Q: “Was dead Samuel asleep in 1 Samuel 28? What does the word ‘disquiet’ mean? What did Samuel mean when he said that Saul and his sons would be ‘with him’ the next day?”
ANSWER: I find the explanation reasonable that this incident involved a demonic deception or a delusion and that Samuel did not really “come back” at all. If he did, all these comments would fit “sleeping” as well as the traditional view. Samuel had been “asleep” and was “disquieted” or disturbed from his “sleep,” and Saul and sons would be with him (although “asleep”) the next day.
Q: “The famous ‘thief on the cross’ — where would he and Jesus be when ‘in Paradise’ (Lk. 23:43)? Was Jesus ‘asleep’ for three days?”
ANSWER: “Paradise” was a word meaning “Garden” (as in Eden) borrowed from the Persian, and Jesus was speaking to this man in terms he would understand. This was hardly the occasion for a theological discourse on fine points. I believe Jesus was “asleep” between his death and resurrection. It is also possible, by the way, to translate Jesus’ statement, as: “Truly I tell you today, you will be with me in Paradise,” since the original Greek had no punctuation.
Q. “What about Moses and Elijah at Jesus’ transfiguration (Lk. 9:30)?”
ANSWER: Matthew calls this a “vision” (Matt. 17:9). Elijah had not died, but ascended to heaven in a whirlwind (2 Kings 2:11). I see no problem in saying that Moses had been “asleep” and God “waked” him temporarily for this momentous occasion.
Q: “In Matthew 22:32, Jesus says that God is God of the ‘living’ not the ‘dead.’ How can this be reconciled with Paul’s comments that dead Christians are ‘asleep’?”
ANSWER: If we read the preceding verse, we see that Jesus is not saying that the dead are conscious now. He is showing the necessity of resurrection, because God is the God of the “living” and the dead clearly are not alive! This is a good example of a passage which, by repeated and prolonged misuse, is commonly thought to teach the exact opposite of its original intended meaning.
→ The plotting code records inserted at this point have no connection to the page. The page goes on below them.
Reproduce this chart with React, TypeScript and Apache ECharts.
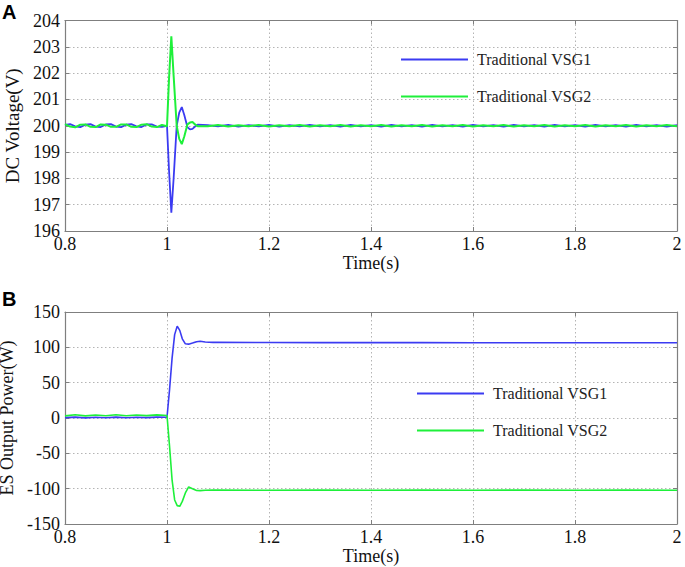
import React, { useEffect, useRef } from "react";
import * as echarts from "echarts";

// ---------- Panel A: DC voltage ----------
const TIME_A = [
  0.8, 0.81, 0.82, 0.83, 0.84, 0.85, 0.86, 0.87, 0.88, 0.89, 0.9, 0.91, 0.92, 0.93, 0.94, 0.95, 0.96, 0.97, 0.98, 0.99, 1.0,
  1.004, 1.0085, 1.013, 1.019, 1.024, 1.029, 1.034, 1.04, 1.045, 1.05, 1.055, 1.06, 1.07,
  1.08, 1.1, 1.12, 1.14, 1.16, 1.18, 1.2, 1.22, 1.24, 1.26, 1.28, 1.3, 1.32, 1.34, 1.36, 1.38, 1.4, 1.42, 1.44, 1.46,
  1.48, 1.5, 1.52, 1.54, 1.56, 1.58, 1.6, 1.62, 1.64, 1.66, 1.68, 1.7, 1.72, 1.74, 1.76, 1.78, 1.8, 1.82, 1.84, 1.86,
  1.88, 1.9, 1.92, 1.94, 1.96, 1.98, 2.0,
];
const VSG1_A = [
  200.03, 200.06, 199.98, 199.95, 200.04, 200.06, 199.97, 199.95, 200.05, 200.06, 199.97, 199.95, 200.04, 200.06, 199.98, 199.95, 200.05, 200.05, 199.97, 199.96, 200.0,
  198.3, 196.7, 198.0, 200.0, 200.5, 200.71, 200.4, 199.95, 199.86, 199.88, 199.97, 200.04, 200.03,
  200.02, 199.98, 200.03, 199.97, 200.02, 199.98, 200.03, 199.97, 200.02, 199.98, 200.03, 199.98, 200.02, 199.97, 200.03, 199.98, 200.02, 199.97, 200.03, 199.98,
  200.02, 199.97, 200.03, 199.98, 200.02, 199.97, 200.03, 199.98, 200.02, 199.97, 200.03, 199.98, 200.02, 199.97, 200.03, 199.98, 200.02, 199.97, 200.03, 199.98,
  200.02, 199.97, 200.03, 199.98, 200.02, 199.97, 200.02,
];
const VSG2_A = [
  200.06, 199.97, 199.94, 200.04, 200.05, 199.96, 199.95, 200.05, 200.04, 199.96, 199.96, 200.05, 200.05, 199.96, 199.95, 200.04, 200.06, 199.97, 199.95, 200.03, 199.98,
  201.8, 203.4, 201.9, 200.0, 199.5, 199.3, 199.6, 200.05, 200.12, 200.14, 200.05, 199.98, 199.98,
  199.98, 200.03, 199.97, 200.02, 199.98, 200.03, 199.97, 200.02, 199.98, 200.03, 199.97, 200.02, 199.98, 200.03, 199.97, 200.02, 199.98, 200.03, 199.97, 200.02,
  199.98, 200.03, 199.97, 200.02, 199.98, 200.03, 199.97, 200.02, 199.98, 200.03, 199.97, 200.02, 199.98, 200.03, 199.97, 200.02, 199.98, 200.03, 199.97, 200.02,
  199.98, 200.03, 199.97, 200.02, 199.98, 200.03, 199.98,
];

// ---------- Panel B: ES output power ----------
const TIME_B = [
  0.8, 0.82, 0.84, 0.86, 0.88, 0.9, 0.92, 0.94, 0.96, 0.98, 1.0,
  1.005, 1.01, 1.015, 1.02, 1.025, 1.03, 1.036, 1.0425, 1.05, 1.058, 1.065, 1.075, 1.09,
  1.1, 1.2, 1.3, 1.4, 1.5, 1.6, 1.7, 1.8, 1.9, 2.0,
];
const VSG1_B = [
  0.5, 1.2, 0.2, 1.0, 0.4, 1.3, 0.3, 1.1, 0.5, 1.2, 1.0,
  40, 85, 118, 130, 124, 112, 105, 104.5, 106, 108, 108.5, 107.5, 107,
  107, 106.8, 106.7, 106.6, 106.6, 106.5, 106.5, 106.5, 106.4, 106.4,
];
const VSG2_B = [
  3.0, 4.5, 3.0, 4.2, 3.2, 4.6, 3.1, 4.3, 3.4, 4.4, 3.5,
  -40, -88, -116, -124, -125, -118, -106, -97.5, -100, -102.5, -102.8, -102.2, -102,
  -102, -102.3, -102, -102.3, -102, -102.2, -102, -102.3, -102, -102.2,
];

const SERIES_NAMES = ["Traditional VSG1", "Traditional VSG2"];
const COLORS = ["#3b3bf2", "#1ef03a"];

const SERIF = "'Liberation Serif', 'Times New Roman', serif";

function pairs(t: number[], v: number[]) {
  return t.map((x, i) => [x, v[i]]);
}

export default function App() {
  const ref = useRef<HTMLDivElement>(null);

  useEffect(() => {
    if (!ref.current) return;
    const chart = echarts.init(ref.current, undefined, { renderer: "svg" });

    const axisColor = "#7f7f7f";
    const split = {
      show: true,
      lineStyle: { color: "#b4b4b4", type: [1.5, 2.5] as any, width: 1 },
    };
    const labelStyle = { color: "#111", fontFamily: SERIF, fontSize: 18 };

    const mkX = (gridIndex: number, main: boolean) => ({
      type: "value",
      gridIndex,
      min: 0.8,
      max: 2,
      interval: 0.2,
      position: main ? "bottom" : "top",
      axisLine: { show: true, onZero: false, lineStyle: { color: axisColor, width: 1.2 } },
      axisTick: { show: true, inside: true, length: 4, lineStyle: { color: axisColor } },
      axisLabel: main ? { ...labelStyle, margin: 4 } : { show: false },
      splitLine: main ? split : { show: false },
      name: main ? "Time(s)" : "",
      nameLocation: "middle",
      nameGap: 21,
      nameTextStyle: { color: "#111", fontFamily: SERIF, fontSize: 18 },
    });

    const mkY = (
      gridIndex: number,
      main: boolean,
      min: number,
      max: number,
      interval: number,
      name: string,
      nameSize: number,
      nameGap: number
    ) => ({
      type: "value",
      gridIndex,
      min,
      max,
      interval,
      position: main ? "left" : "right",
      axisLine: { show: true, onZero: false, lineStyle: { color: axisColor, width: 1.2 } },
      axisTick: { show: true, inside: true, length: 4, lineStyle: { color: axisColor } },
      axisLabel: main ? { ...labelStyle, margin: 5 } : { show: false },
      splitLine: main ? split : { show: false },
      name: main ? name : "",
      nameLocation: "middle",
      nameGap,
      nameTextStyle: { color: "#111", fontFamily: SERIF, fontSize: nameSize },
    });

    const mkLegend = (left: number, top: number) => ({
      left,
      top,
      orient: "vertical",
      padding: 0,
      itemGap: 20,
      itemWidth: 67,
      itemHeight: 2,
      icon: "rect",
      selectedMode: false,
      data: SERIES_NAMES,
      textStyle: { color: "#222", fontFamily: SERIF, fontSize: 16, lineHeight: 17, padding: [0, 0, 0, 4] },
    });

    const line = (name: string, color: string, xi: number, yi: number, data: number[][], w: number) => ({
      name,
      type: "line",
      xAxisIndex: xi,
      yAxisIndex: yi,
      data,
      showSymbol: false,
      symbol: "none",
      color,
      lineStyle: { color, width: w },
      z: 3,
    });

    chart.setOption({
      animation: false,
      backgroundColor: "#ffffff",
      grid: [
        { left: 65, right: 8, top: 20.5, height: 210.5, containLabel: false, outerBoundsMode: "none" },
        { left: 65, right: 8, top: 312, height: 212, containLabel: false, outerBoundsMode: "none" },
      ],
      xAxis: [mkX(0, true), mkX(0, false), mkX(1, true), mkX(1, false)],
      yAxis: [
        mkY(0, true, 196, 204, 1, "DC Voltage(V)", 19, 41),
        mkY(0, false, 196, 204, 1, "", 19, 41),
        mkY(1, true, -150, 150, 50, "ES Output Power(W)", 18, 38),
        mkY(1, false, -150, 150, 50, "", 18, 38),
      ],
      legend: [mkLegend(401, 51), mkLegend(417, 385)],
      series: [
        line(SERIES_NAMES[0], COLORS[0], 0, 0, pairs(TIME_A, VSG1_A), 1.8),
        line(SERIES_NAMES[1], COLORS[1], 0, 0, pairs(TIME_A, VSG2_A), 2),
        line(SERIES_NAMES[0], COLORS[0], 2, 2, pairs(TIME_B, VSG1_B), 1.6),
        line(SERIES_NAMES[1], COLORS[1], 2, 2, pairs(TIME_B, VSG2_B), 1.6),
      ],
      graphic: [
        {
          type: "text",
          left: 2,
          top: 2,
          style: { text: "A", fontFamily: "'Liberation Sans', Arial, sans-serif", fontWeight: "bold", fontSize: 20, fill: "#000" },
        },
        {
          type: "text",
          left: 2,
          top: 289,
          style: { text: "B", fontFamily: "'Liberation Sans', Arial, sans-serif", fontWeight: "bold", fontSize: 20, fill: "#000" },
        },
      ],
    });

    return () => chart.dispose();
  }, []);

  return (
    <div
      ref={ref}
      style={{ position: "fixed", left: 0, top: 0, width: 685, height: 567, background: "#fff" }}
    />
  );
}
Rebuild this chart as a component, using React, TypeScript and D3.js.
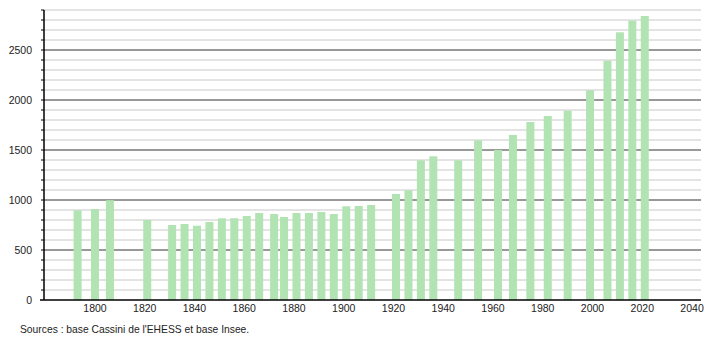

Although the notion that the dead are “asleep” rather than “awake” seems to me most agreeable with the overall biblical witness, there are a few New Testament texts which might suggest otherwise of believers who die. This is certainly not a salvation issue, nor one about which Christians ought to allow their varying views to interfere with their fellowship and unity in Christ. On many such subjects, we ought charitably to allow room for others — however we perceive matters — to be “wrong.”